Boyhood
I was that kid, the one who during free time when everyone else chose to play with each other and run around, instead found his way over to the bowl of clay to build sculptures in isolation or peruse the class library for another world to get lost in. I was so satisfied and absorbed by the world growing inside of my head that I don’t remember uttering a significant word until I made it to third grade. I had thoughts much faster than I had words to describe them so I spent most of my childhood reading books and gathering the vocabulary that would one day be as large as my imagination.
My parents were always concerned about me making friends and once inquired about my budding relationships. I told them that Brian Jacques and R.L. Stine were two guys that I really got along with, failing to mention that those were authors. They seemed satisfied by that answer. One day, as I was observing the world in slow motion, half seeing, half dreaming, and working up the nerve to introduce myself to a new arrival named J.K. Rowling, some girl in my class poked me in my soft, and pudgy chest.
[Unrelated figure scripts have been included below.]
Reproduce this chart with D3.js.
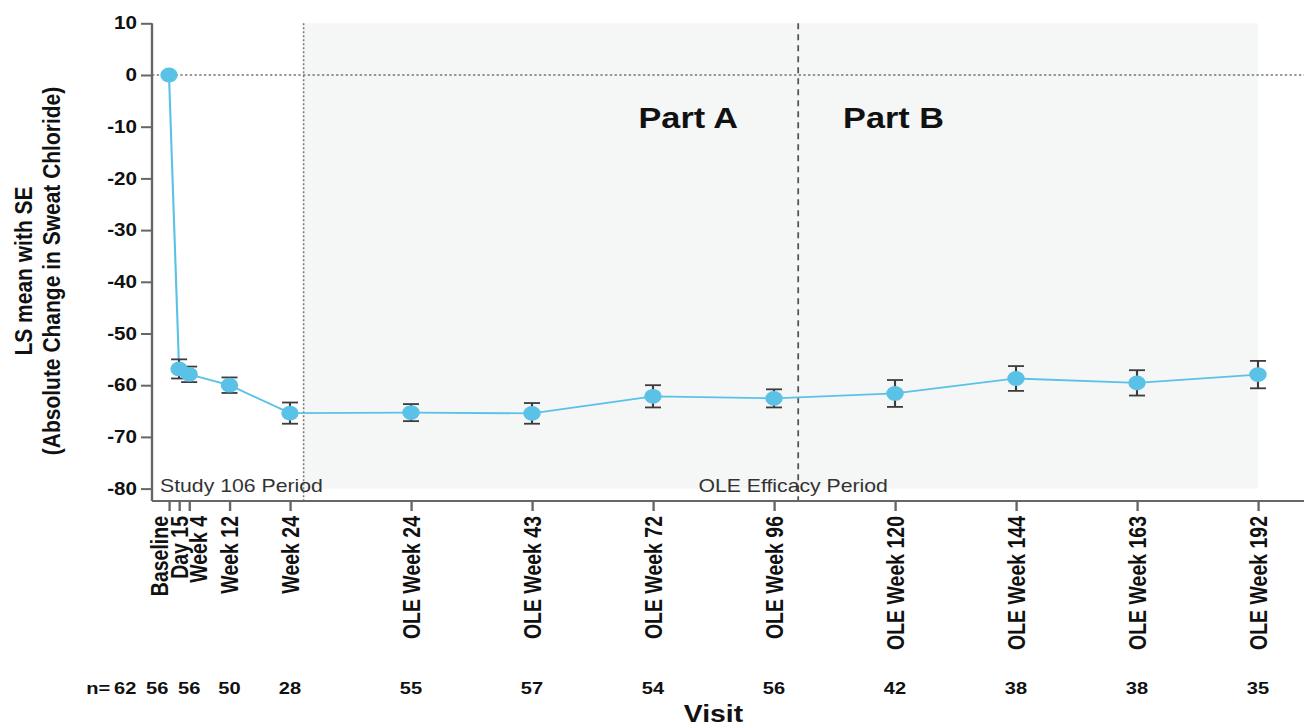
<!DOCTYPE html>
<html>
<head>
<meta charset="utf-8">
<script src="https://cdn.jsdelivr.net/npm/d3@7"></script>
<style>
  html, body { margin: 0; padding: 0; background: #fff; }
  svg { display: block; font-family: "Liberation Sans", Arial, Helvetica, sans-serif; }
</style>
</head>
<body>
<svg id="chart" width="1304" height="727"></svg>
<script>
// Visits along the x axis and their position on the axis (in axis weeks)
const visits = ["Baseline", "Day 15", "Week 4", "Week 12", "Week 24",
  "OLE Week 24", "OLE Week 43", "OLE Week 72", "OLE Week 96",
  "OLE Week 120", "OLE Week 144", "OLE Week 163", "OLE Week 192"];
const axisPos = [0, 2, 4, 12, 24, 48, 72, 96, 120, 144, 168, 192, 216];

// LS mean absolute change in sweat chloride and its standard error
const lsMean = [0, -56.85, -57.9, -60.0, -65.4, -65.3, -65.45, -62.15, -62.55, -61.6, -58.7, -59.55, -57.95];
const se = [0, 1.85, 1.5, 1.5, 2.05, 1.65, 2.0, 2.15, 1.75, 2.6, 2.4, 2.45, 2.65];

// Number of subjects at each visit
const nValues = [62, 56, 56, 50, 28, 55, 57, 54, 56, 42, 38, 38, 35];

// Y axis ticks
const yTicks = [10, 0, -10, -20, -30, -40, -50, -60, -70, -80];

// Period boundaries (axis weeks) and annotations
const studyEnd = 26.7;
const partSplit = 124.8;
const partLabels = [{ text: "Part A", at: 103 }, { text: "Part B", at: 143.7 }];

const W = 1304, H = 727;
const SX = 1.18;               // horizontal stretch of the whole drawing
const px = v => v / SX;        // convert a horizontal screen length to drawing units

const svg = d3.select("#chart");
const g = svg.append("g").attr("transform", `scale(${SX},1)`);

const x = d3.scaleLinear().domain([0, 216]).range([px(169), px(1258)]);
const y = d3.scaleLinear().domain([10, -80]).range([23.3, 488.6]);
const axisLeftX = px(152);
const axisBottomY = 501;

const axisColor = "#666";
const lineColor = "#5bc2e7";

// Shaded open-label extension region
g.append("rect")
  .attr("x", x(studyEnd))
  .attr("y", y(10))
  .attr("width", x(216) - x(studyEnd))
  .attr("height", y(-80) - y(10))
  .attr("fill", "#f5f6f6");

// Reference line at zero
g.append("line")
  .attr("x1", axisLeftX).attr("x2", px(W))
  .attr("y1", y(0)).attr("y2", y(0))
  .attr("stroke", "#777").attr("stroke-width", 1.3)
  .attr("stroke-dasharray", "2,2");

// End of Study 106 period
g.append("line")
  .attr("x1", x(studyEnd)).attr("x2", x(studyEnd))
  .attr("y1", y(10)).attr("y2", axisBottomY)
  .attr("stroke", "#777").attr("stroke-width", 1.3)
  .attr("stroke-dasharray", "2,2");

// Part A / Part B split
g.append("line")
  .attr("x1", x(partSplit)).attr("x2", x(partSplit))
  .attr("y1", y(10)).attr("y2", axisBottomY)
  .attr("stroke", "#555").attr("stroke-width", 1.5)
  .attr("stroke-dasharray", "6,5");

// Part labels
g.selectAll("text.part").data(partLabels).join("text")
  .attr("class", "part")
  .attr("x", d => x(d.at)).attr("y", 128)
  .attr("text-anchor", "middle")
  .attr("font-size", 29).attr("font-weight", "bold").attr("fill", "#111")
  .text(d => d.text);

// Period labels
g.append("text")
  .attr("x", axisLeftX + px(8)).attr("y", 492)
  .attr("font-size", 18).attr("fill", "#333")
  .text("Study 106 Period");
g.append("text")
  .attr("x", x(partSplit - 1)).attr("y", 492)
  .attr("text-anchor", "middle")
  .attr("font-size", 18).attr("fill", "#333")
  .text("OLE Efficacy Period");

// Y axis (plain hyphen-minus in the tick labels)
const yAxis = g.append("g")
  .attr("transform", `translate(${axisLeftX},0)`)
  .call(d3.axisLeft(y).tickValues(yTicks).tickSize(px(11)).tickPadding(px(4)).tickFormat(d => String(d)));
yAxis.select(".domain").remove();
yAxis.selectAll(".tick line").attr("stroke", axisColor).attr("stroke-width", 2);
yAxis.selectAll(".tick text")
  .attr("font-size", 17.5).attr("font-weight", "bold").attr("fill", "#111")
  .attr("font-family", null);
g.append("line")
  .attr("x1", axisLeftX).attr("x2", axisLeftX)
  .attr("y1", y(10)).attr("y2", axisBottomY)
  .attr("stroke", axisColor).attr("stroke-width", 2);

// X axis: crowded tick labels are spread apart around their common centre
function spread(pos, gap) {
  const clusters = [];
  pos.forEach(p => {
    clusters.push({ items: [p], mean: p });
    while (clusters.length > 1) {
      const a = clusters[clusters.length - 2], b = clusters[clusters.length - 1];
      const aEnd = a.mean + (a.items.length - 1) / 2 * gap;
      const bStart = b.mean - (b.items.length - 1) / 2 * gap;
      if (bStart - aEnd >= gap) break;
      const items = a.items.concat(b.items);
      clusters.splice(-2, 2, { items, mean: d3.mean(items) });
    }
  });
  return clusters.flatMap(c => c.items.map((_, k) => c.mean + (k - (c.items.length - 1) / 2) * gap));
}
const tickX = axisPos.map(d => x(d));
const labelX = spread(tickX, px(19.5));

const xAxis = g.append("g")
  .attr("transform", `translate(0,${axisBottomY})`)
  .call(d3.axisBottom(x).tickValues(axisPos).tickSize(10).tickSizeOuter(0)
    .tickFormat((d, i) => visits[i]));
xAxis.select(".domain").remove();
xAxis.selectAll(".tick line").attr("stroke", axisColor).attr("stroke-width", 2);
xAxis.selectAll(".tick text")
  .attr("font-size", 19.5).attr("font-weight", "bold").attr("fill", "#111")
  .attr("transform", "rotate(-90)")
  .attr("text-anchor", "end")
  .attr("x", -15)
  .attr("y", (d, i) => labelX[i] - tickX[i])
  .attr("dy", "0.36em");
g.append("line")
  .attr("x1", axisLeftX).attr("x2", px(W))
  .attr("y1", axisBottomY).attr("y2", axisBottomY)
  .attr("stroke", axisColor).attr("stroke-width", 2);

// Y axis title
const yTitle = ["LS mean with SE", "(Absolute Change in Sweat Chloride)"];
g.selectAll("text.ytitle").data(yTitle).join("text")
  .attr("class", "ytitle")
  .attr("transform", (d, i) => `translate(${px(i === 0 ? 32 : 60)},271) rotate(-90)`)
  .attr("text-anchor", "middle")
  .attr("font-size", 21).attr("font-weight", "bold").attr("fill", "#111")
  .text(d => d);

// X axis title
g.append("text")
  .attr("x", (x(0) + x(216)) / 2).attr("y", 722)
  .attr("text-anchor", "middle")
  .attr("font-size", 24).attr("font-weight", "bold").attr("fill", "#111")
  .text("Visit");

// n row: crowded values are pushed leftwards
const nX = tickX.slice();
for (let i = nX.length - 2; i >= 0; i--) nX[i] = Math.min(nX[i], nX[i + 1] - px(32));
g.selectAll("text.nval").data(nValues).join("text")
  .attr("class", "nval")
  .attr("x", (d, i) => nX[i]).attr("y", 694)
  .attr("text-anchor", "middle")
  .attr("font-size", 17).attr("font-weight", "bold").attr("fill", "#111")
  .text(d => d);
g.append("text")
  .attr("x", nX[0] - px(15)).attr("y", 694)
  .attr("text-anchor", "end")
  .attr("font-size", 17).attr("font-weight", "bold").attr("fill", "#111")
  .text("n=");

// Series
const pts = visits.map((v, i) => ({ v, pos: axisPos[i], m: lsMean[i], se: se[i] }));

g.append("path")
  .datum(pts)
  .attr("fill", "none")
  .attr("stroke", lineColor).attr("stroke-width", 1.8)
  .attr("d", d3.line().x(d => x(d.pos)).y(d => y(d.m)));

const capHalf = px(8);
const eb = g.selectAll("g.err").data(pts.filter(d => d.se > 0)).join("g")
  .attr("class", "err")
  .attr("stroke", "#3c3c3c").attr("stroke-width", 1.8);
eb.append("line")
  .attr("x1", d => x(d.pos)).attr("x2", d => x(d.pos))
  .attr("y1", d => y(d.m + d.se)).attr("y2", d => y(d.m - d.se));
eb.append("line")
  .attr("x1", d => x(d.pos) - capHalf).attr("x2", d => x(d.pos) + capHalf)
  .attr("y1", d => y(d.m + d.se)).attr("y2", d => y(d.m + d.se));
eb.append("line")
  .attr("x1", d => x(d.pos) - capHalf).attr("x2", d => x(d.pos) + capHalf)
  .attr("y1", d => y(d.m - d.se)).attr("y2", d => y(d.m - d.se));

g.selectAll("circle.pt").data(pts).join("circle")
  .attr("class", "pt")
  .attr("cx", d => x(d.pos)).attr("cy", d => y(d.m))
  .attr("r", 7.4)
  .attr("fill", lineColor);
</script>
</body>
</html>
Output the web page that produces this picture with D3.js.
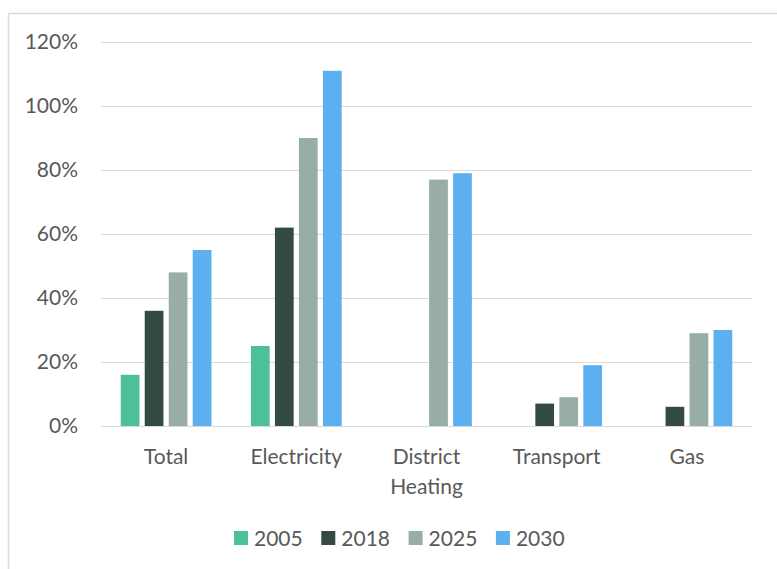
<!DOCTYPE html>
<html>
<head>
<meta charset="utf-8">
<script src="https://cdn.jsdelivr.net/npm/d3@7"></script>
<style>
  html, body { margin: 0; padding: 0; background: #fff; }
  svg { display: block; }
  text { font-family: Lato, "Open Sans", sans-serif; fill: #595959; }
</style>
</head>
<body>
<svg id="chart" width="777" height="569"></svg>
<script>
// Share of renewables by sector
const categories = ["Total", "Electricity", "District Heating", "Transport", "Gas"];
const years = ["2005", "2018", "2025", "2030"];
const values2005 = [16, 25, null, null, null];
const values2018 = [36, 62, null, 7, 6];
const values2025 = [48, 90, 77, 9, 29];
const values2030 = [55, 111, 79, 19, 30];
const yTicks = [0, 20, 40, 60, 80, 100, 120];
const colors = ["#4dbf9b", "#344b42", "#98aea5", "#5cb0ef"];

const seriesByYear = [values2005, values2018, values2025, values2030];

const svg = d3.select("#chart");
const W = 777, H = 569;
const margin = { left: 101, right: 25, top: 42, bottom: 143 };
const plotW = W - margin.left - margin.right;
const plotH = H - margin.top - margin.bottom;
const fontSize = "21px";

// Outer frame (top and left edges visible)
svg.append("line").attr("x1", 8.5).attr("x2", W).attr("y1", 13.5).attr("y2", 13.5)
  .attr("stroke", "#d9d9d9").attr("stroke-width", 1.5);
svg.append("line").attr("x1", 8.5).attr("x2", 8.5).attr("y1", 13.5).attr("y2", H)
  .attr("stroke", "#d9d9d9").attr("stroke-width", 1.5);

const g = svg.append("g").attr("transform", `translate(${margin.left},${margin.top})`);

const x0 = d3.scaleBand().domain(categories).range([0, plotW]).padding(0);
const x1 = d3.scaleBand().domain(years).range([-48, 48]).paddingInner(0.22).paddingOuter(0.11);
const y = d3.scaleLinear().domain([0, 120]).range([plotH, 0]);

// Gridlines
g.append("g")
  .selectAll("line")
  .data(yTicks)
  .join("line")
  .attr("x1", 0).attr("x2", plotW)
  .attr("y1", d => Math.round(y(d)) + 0.5).attr("y2", d => Math.round(y(d)) + 0.5)
  .attr("stroke", "#d9d9d9").attr("stroke-width", 1.2);

// Y axis labels
const yAxis = d3.axisLeft(y).tickValues(yTicks).tickFormat(d => d + "%").tickSize(0).tickPadding(23);
const yg = g.append("g").call(yAxis);
yg.select(".domain").remove();
yg.selectAll("text").style("font-size", fontSize).attr("fill", "#595959")
  .style("font-family", "Lato, 'Open Sans', sans-serif");

// Bars
const rows = categories.map((c, i) => ({
  category: c,
  bars: years.map((yr, j) => ({ year: yr, value: seriesByYear[j][i], color: colors[j] }))
}));

const groups = g.append("g").selectAll("g")
  .data(rows)
  .join("g")
  .attr("transform", d => `translate(${x0(d.category) + x0.bandwidth() / 2},0)`);

groups.selectAll("rect")
  .data(d => d.bars.filter(b => b.value != null))
  .join("rect")
  .attr("x", d => x1(d.year))
  .attr("width", x1.bandwidth())
  .attr("y", d => y(d.value))
  .attr("height", d => y(0) - y(d.value))
  .attr("fill", d => d.color);

// Category labels (wrapped on spaces)
const catLabels = g.append("g").selectAll("text")
  .data(categories)
  .join("text")
  .attr("text-anchor", "middle")
  .attr("x", d => x0(d) + x0.bandwidth() / 2)
  .attr("y", plotH + 38)
  .style("font-size", fontSize);
catLabels.each(function(d) {
  const words = d.split(" ");
  const t = d3.select(this);
  words.forEach((w, i) => {
    t.append("tspan").attr("x", x0(d) + x0.bandwidth() / 2).attr("dy", i === 0 ? 0 : 30).text(w);
  });
});

// Legend
const legendItems = years.map((yr, j) => ({ year: yr, color: colors[j] }));
const legend = svg.append("g").attr("transform", "translate(234,538)");
const spacing = 87.3;
const li = legend.selectAll("g").data(legendItems).join("g")
  .attr("transform", (d, i) => `translate(${i * spacing},0)`);
li.append("rect").attr("x", 0).attr("y", -7).attr("width", 14).attr("height", 14).attr("fill", d => d.color);
li.append("text").attr("x", 20).attr("y", 8).style("font-size", fontSize).text(d => d.year);
</script>
</body>
</html>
“Hey, white boy,” she jeered.
At that moment I was shocked into self-awareness. No longer was I simply a passive observer of the human condition, but I was a participant in this space; I became aware of my physical form, feelings and fears. In her touch and in her words she brought into being a boy that understood his existence as opposite and separate from the world and its inhabitants. Her finger exposed the feminine softness of my skin. I felt more akin to her in my body than I did the other boys around me. She poked me where I was most insecure. Boys shouldn’t have soft chests, girls did. Boys had six packs and flat pecks and no fat on them. She exposed my secret.
Not only had her touch defined me but also her words. She called me “white boy.” As far as my sensory perception could be trusted, both her and I shared a similar tone of skin. I was well beyond the point in my education of learning colors. I was certain that although we differed in hue and value, the tones of both our skins fell under the umbrella of brown. We were both somewhere in between Chestnut and Raw Umber (whatever that was) in the crayon box. Although I did occasionally associate with Robin’s Egg Blue, in no universe that I had encountered either in fiction or reality had the colors white and brown been mistaken. So I knew that she was naming me not by my body, but by an even more intimate category.
I could, with Herculean effort, get over her discovering my soft overfed body, but what harmed me even more permanently for years to come was the new identity she imposed on my worldview. Although her and I shared skin, she assessed that I was unlike her and unlike all of our other classmates that looked like us. What I previously knew both about my body and my mind could no longer be trusted. I was not lean enough to be quite masculine, and I didn’t speak, think or value things in a way that associated me with my black peers. With three words and the touch of a finger, she shattered my reality.
Reeling from the obliteration of my ego, I could only respond by swiping away her accusatory finger while giving her the most reproachful glare I could muster, my fragmented pride barely holding the expression. She was Shiva the Destroyer, who in a whim could erase the universe with the point of a finger. She was Brahma the Creator whose voice could create life. She broke me and made me over again, just as I had turned a shapeless clay mass into a stegosaurus earlier during free time. All I could do was accept the immense power she had exerted over my existence.
I came home that day feeling like the soggy cereal I had eaten for breakfast. I silently asked for some way to regain what I had lost. Then like a prayer answered and proof positive of all the milk I used to drink, I woke up the next morning with my legs dangling over a newly crushed twin sized bed. I was now aged 13, 6 foot 3 inches tall, 205 lbs and as disoriented and insecure as ever.